If you’re a customer looking for assistance with a well-known clothing label, for example, you’d expect to find a distinct experience for that brand in an online help centre, even if it’s just one of many brands that the parent company owns. If the help centre isn’t differentiated by brand, your experience suffers—especially if there are dozens or hundreds of brands or products to choose from. Or, if you’re immersed in the virtual world of an online video game, it can be jarring to search for help within the stark reality of a corporate knowledge base. But a multi-brand help centre can improve these scenarios by giving customers the experience they want while supporting a large or growing business. Here’s how:

Ebates

Implementing Zendesk Guide gave the Ebates help centre a search function for the first time, and the Multi-brand feature enabled members to more easily locate articles within help centres differentiated by brand.

“Using Guide’s Multi-brand feature, we’ve been able to scale help centres by providing content and customer service experiences tailored to our specific brands—Ebates Canada, Ebates Korea, Fat Wallet and so on,” says Dylan Campopiano, Member Services VP at Ebates. “It’s a great option that’s worked beyond our expectations, and we can easily add a brand to the ecosystem and be confident it will work from day one.”

Cotton On: Breaking down silos before they even exist

Multi-brand functionality has been key in helping to avoid the creation of new customer service silos for The Cotton On Group, an Australian retailer.
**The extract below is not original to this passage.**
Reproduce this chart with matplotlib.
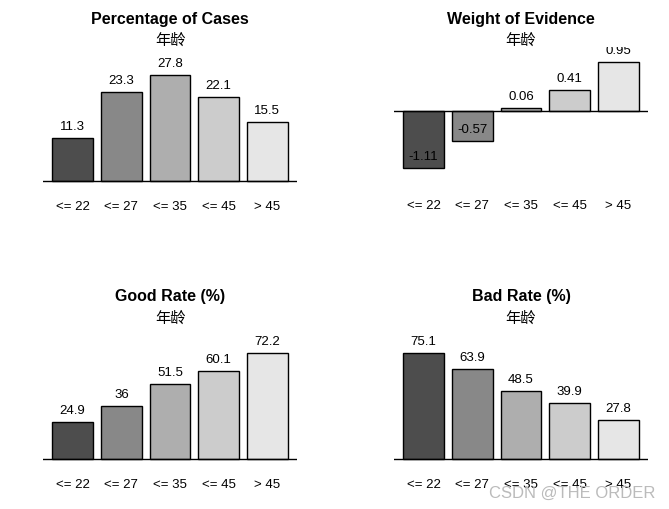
import matplotlib
matplotlib.use("Agg")
import matplotlib.pyplot as plt

plt.rcParams['font.family'] = ['Liberation Sans', 'Noto Sans CJK SC', 'DejaVu Sans']

categories = ["<= 22", "<= 27", "<= 35", "<= 45", "> 45"]
pct_cases = [11.3, 23.3, 27.8, 22.1, 15.5]
woe = [-1.11, -0.57, 0.06, 0.41, 0.95]
good_rate = [24.9, 36, 51.5, 60.1, 72.2]
bad_rate = [75.1, 63.9, 48.5, 39.9, 27.8]
titles = ["Percentage of Cases", "Weight of Evidence", "Good Rate (%)", "Bad Rate (%)"]
subtitle = "年龄"
colors = ["#4D4D4D", "#888888", "#AEAEAE", "#CCCCCC", "#E6E6E6"]

W, H = 669, 510
fig = plt.figure(figsize=(W / 100, H / 100), dpi=100)

def px_axes(x0, y0, x1, y1):
    return fig.add_axes([x0 / W, 1 - y1 / H, (x1 - x0) / W, (y1 - y0) / H])

panels = [
    (px_axes(43, 48, 297, 187), pct_cases, titles[0], 1.22),
    (px_axes(394, 48, 648, 186), woe, titles[1], 1.2),
    (px_axes(43, 326, 297, 465), good_rate, titles[2], 1.22),
    (px_axes(394, 326, 648, 465), bad_rate, titles[3], 1.22),
]

P = 0.72  # px -> pt

for ax, vals, title, k in panels:
    xs = [0.7 + 1.2 * i for i in range(len(vals))]
    ax.bar(xs, vals, width=1.0, color=colors, edgecolor="black", linewidth=1.0, zorder=2)
    lo = min(0, k * min(vals))
    hi = max(0, k * max(vals))
    r = hi - lo
    ax.set_ylim(lo - 0.04 * r, hi + 0.04 * r)
    ax.set_xlim(0.2 - 0.04 * 5.8, 6.0 + 0.04 * 5.8)
    ax.axhline(0, color="black", linewidth=1.0, zorder=3)
    for x, v in zip(xs, vals):
        ax.annotate(f"{v:g}", xy=(x, v), xytext=(0, 12 * P), textcoords="offset points",
                    ha="center", va="center", fontsize=9.5, clip_on=True, zorder=4,
                    annotation_clip=False)
    for x, c in zip(xs, categories):
        ax.annotate(c, xy=(x, 0), xycoords=("data", "axes fraction"),
                    xytext=(0, -20 * P), textcoords="offset points",
                    ha="center", va="center", fontsize=9.5, annotation_clip=False)
    ax.annotate(title, xy=(0.5, 1), xycoords="axes fraction", xytext=(0, 29 * P),
                textcoords="offset points", ha="center", va="center",
                fontsize=11.5, fontweight="bold")
    ax.annotate(subtitle, xy=(0.5, 1), xycoords="axes fraction", xytext=(0, 8 * P),
                textcoords="offset points", ha="center", va="center", fontsize=11,
                family=["Noto Sans CJK SC", "DejaVu Sans"])
    ax.axis("off")

fig.text(655 / W, 1 - 493 / H, "CSDN @THE ORDER", ha="right", va="center",
         fontsize=12, color="#BBBBBB")

fig.savefig("out.png", dpi=100)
The company currently has seven help centres, all using the same template, yet customised for each brand.

Multi-brand provides significant behind-the-scenes benefits for the company as it streamlines operations. From the customer’s perspective, each brand maintains autonomy. Internally, the team can manage multiple brands through a single instance, ensuring a more uniform customer experience.

Fossil

As a relatively new line of business, the wearables division of Fossil Group, another retail company, offers more than 300 products. Supporting wearables customers is a team of more than 150 agents, under the leadership of Bernie Gessner, Vice President of Global Customer Care & Retail Operations at Fossil.
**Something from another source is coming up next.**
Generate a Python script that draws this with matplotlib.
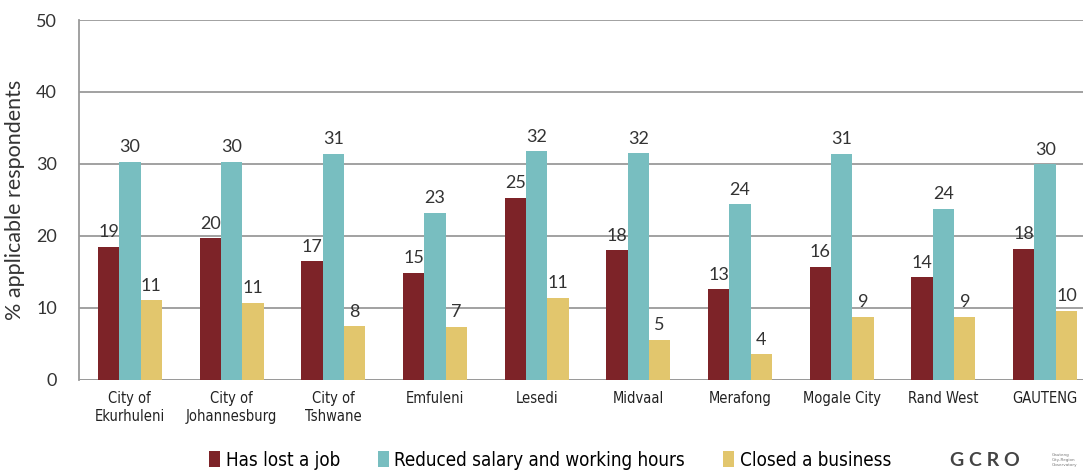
import matplotlib
matplotlib.use("Agg")
import matplotlib.pyplot as plt
import numpy as np

# === data
regions = ["City of\nEkurhuleni", "City of\nJohannesburg", "City of\nTshwane", "Emfuleni",
           "Lesedi", "Midvaal", "Merafong", "Mogale City", "Rand West", "GAUTENG"]
lost_job = [18.5, 19.7, 16.5, 14.9, 25.3, 18.0, 12.6, 15.7, 14.3, 18.2]
reduced_salary = [30.3, 30.3, 31.4, 23.2, 31.8, 31.5, 24.4, 31.4, 23.8, 30.0]
closed_business = [11.1, 10.7, 7.5, 7.4, 11.4, 5.6, 3.6, 8.8, 8.8, 9.6]
# printed labels as shown on the chart
lost_job_lbl = [19, 20, 17, 15, 25, 18, 13, 16, 14, 18]
reduced_salary_lbl = [30, 30, 31, 23, 32, 32, 24, 31, 24, 30]
closed_business_lbl = [11, 11, 8, 7, 11, 5, 4, 9, 9, 10]
series_names = ["Has lost a job", "Reduced salary and working hours", "Closed a business"]

colors = ["#7d2328", "#78bec0", "#e2c66d"]
round_font = ["Lato", "DejaVu Sans"]

fig = plt.figure(figsize=(10.83, 4.70), dpi=100)
ax = fig.add_axes([79 / 1083, 90 / 470, 1017 / 1083, 360 / 470])

x = np.arange(len(regions))
w = 0.21
series = [(lost_job, lost_job_lbl), (reduced_salary, reduced_salary_lbl), (closed_business, closed_business_lbl)]
for i, ((vals, lbls), c) in enumerate(zip(series, colors)):
    bars = ax.bar(x + (i - 1) * w, vals, width=w, color=c, zorder=3, label=series_names[i])
    for b, v, l in zip(bars, vals, lbls):
        ax.text(b.get_x() + b.get_width() / 2, v + 0.9, str(l), ha="center", va="bottom",
                fontsize=13, color="#333333", family=round_font, zorder=4)

ax.set_xlim(-0.5, len(regions) - 0.5)
ax.set_ylim(0, 50)
ax.set_yticks(range(0, 51, 10))
ax.yaxis.grid(True, color="#9a9a9a", linewidth=1.3, zorder=0)
for s in ["top", "right", "bottom"]:
    ax.spines[s].set_visible(False)
ax.spines["left"].set_color("#9a9a9a")
ax.spines["left"].set_linewidth(1.3)
ax.axhline(0, color="#9a9a9a", linewidth=1.3, zorder=2)
ax.tick_params(axis="both", length=0)
ax.tick_params(axis="y", pad=16)
ax.tick_params(axis="x", pad=8)
ax.set_xticks(x)
ax.set_xticklabels(regions, family="DejaVu Sans", stretch="condensed", fontsize=10.5, color="#222222")
for t in ax.get_yticklabels():
    t.set_family(round_font)
    t.set_fontsize(13)
    t.set_color("#333333")
ax.set_ylabel("% applicable respondents", family=round_font, fontsize=15.5, color="#333333", labelpad=8)

handles, labels = ax.get_legend_handles_labels()
fig.legend(handles, labels, loc="center", bbox_to_anchor=(550 / 1083, 10 / 470), ncol=3, frameon=False,
           prop={"family": "DejaVu Sans", "stretch": "condensed", "size": 13.5}, handlelength=0.6,
           handleheight=0.9, handletextpad=0.3, columnspacing=2.0)

fig.text(985 / 1083, 10 / 470, "G C R O", ha="center", va="center", fontsize=14, color="#444444",
         family=round_font, fontweight="bold")
fig.text(1052 / 1083, 10 / 470, "Gauteng\nCity-Region\nObservatory", ha="left", va="center",
         fontsize=3, color="#777777")

fig.savefig("out.png", dpi=100)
The Multi-brand feature within Zendesk Support allowed the team to separate workflows by brand. Multiple help centres, included as part of the Guide Enterprise plan, extends this idea and functionality to a self-service platform. Support and content teams can customise a help centre tailored to each brand or product’s unique customer base and challenges.
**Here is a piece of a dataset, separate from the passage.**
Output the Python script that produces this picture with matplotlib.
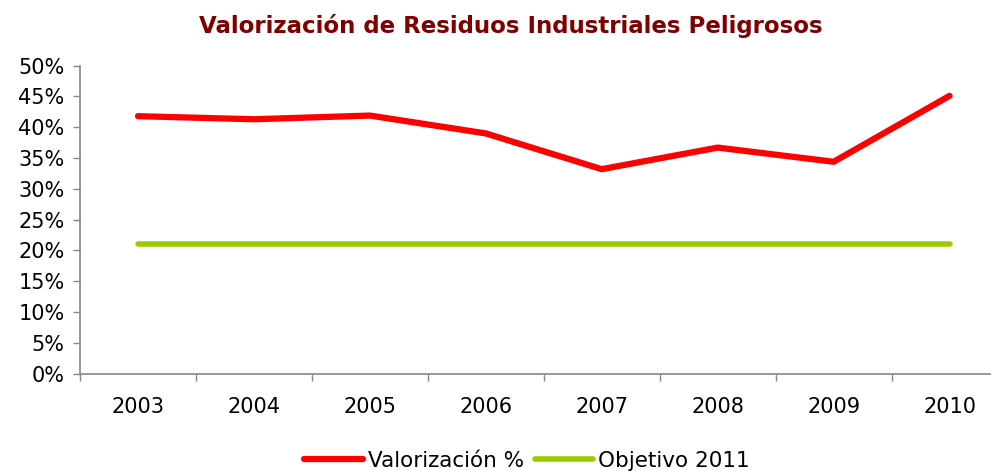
import matplotlib.pyplot as plt
from matplotlib.ticker import FixedLocator, PercentFormatter

# Data
years = ['2003', '2004', '2005', '2006', '2007', '2008', '2009', '2010']
valorizacion = [41.8, 41.3, 41.9, 39.0, 33.2, 36.7, 34.4, 45.1]
objetivo = [21.0, 21.0, 21.0, 21.0, 21.0, 21.0, 21.0, 21.0]

fig = plt.figure(figsize=(9.91, 4.71), dpi=100)
ax = fig.add_axes([0.0807, 0.2066, 0.936, 0.654])

x = range(len(years))
ax.plot(x, valorizacion, color='#ff0000', lw=4.5, solid_capstyle='round',
        solid_joinstyle='round', label='Valorización %')
ax.plot(x, objetivo, color='#99cc00', lw=4.0, solid_capstyle='round',
        label='Objetivo 2011')

ax.set_xlim(-0.5, len(years) - 0.5)
ax.set_ylim(0, 50)
ax.set_yticks(range(0, 51, 5))
ax.yaxis.set_major_formatter(PercentFormatter(decimals=0))

# category labels centred, tick marks between categories
ax.set_xticks(list(x))
ax.set_xticklabels(years)
ax.xaxis.set_minor_locator(FixedLocator([i - 0.5 for i in range(len(years) + 1)]))
ax.tick_params(axis='x', which='major', length=0, pad=17, labelsize=15, colors='#000000')
ax.tick_params(axis='x', which='minor', length=5, width=1, color='#868686')
ax.tick_params(axis='y', length=5, width=1, color='#868686', labelsize=15, pad=6)

for side in ['top', 'right']:
    ax.spines[side].set_visible(False)
for side in ['left', 'bottom']:
    ax.spines[side].set_color('#868686')
    ax.spines[side].set_linewidth(1.2)

fig.text(0.515, 0.945, 'Valorización de Residuos Industriales Peligrosos',
         ha='center', va='center', fontsize=16.5, fontweight='bold', color='#800000')

leg = fig.legend(loc='center', bbox_to_anchor=(0.532, 0.022), ncol=2, frameon=False,
                 fontsize=15.5, handlelength=2.7, handletextpad=0.25, columnspacing=0.5)

fig.savefig('out.png', dpi=100)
Online games: Scaling help centres alongside a growing audience

In the case of online games, it’s even more important to have a help experience that is part of that world—not a part of the parent company’s website or a different game’s environment, but a part of that world. Some gaming companies have already made inroads into their own help centre dream states. Take Nexon, makers of LawBreakers and Maple Story. With multiple game titles available to the public, they made sure that their out-of-game help centres were custom branded to each title.

Each of Big Fish Games’ 29 brands has its own help centre, allowing the support team to create a consistent but unique experience for each game, according to Jeremy Fair, Senior Manager of Operations Business Systems.

For scaling businesses, from a variety of perspectives and industries, different brands mean different experiences—and that means help centres as unique as they are.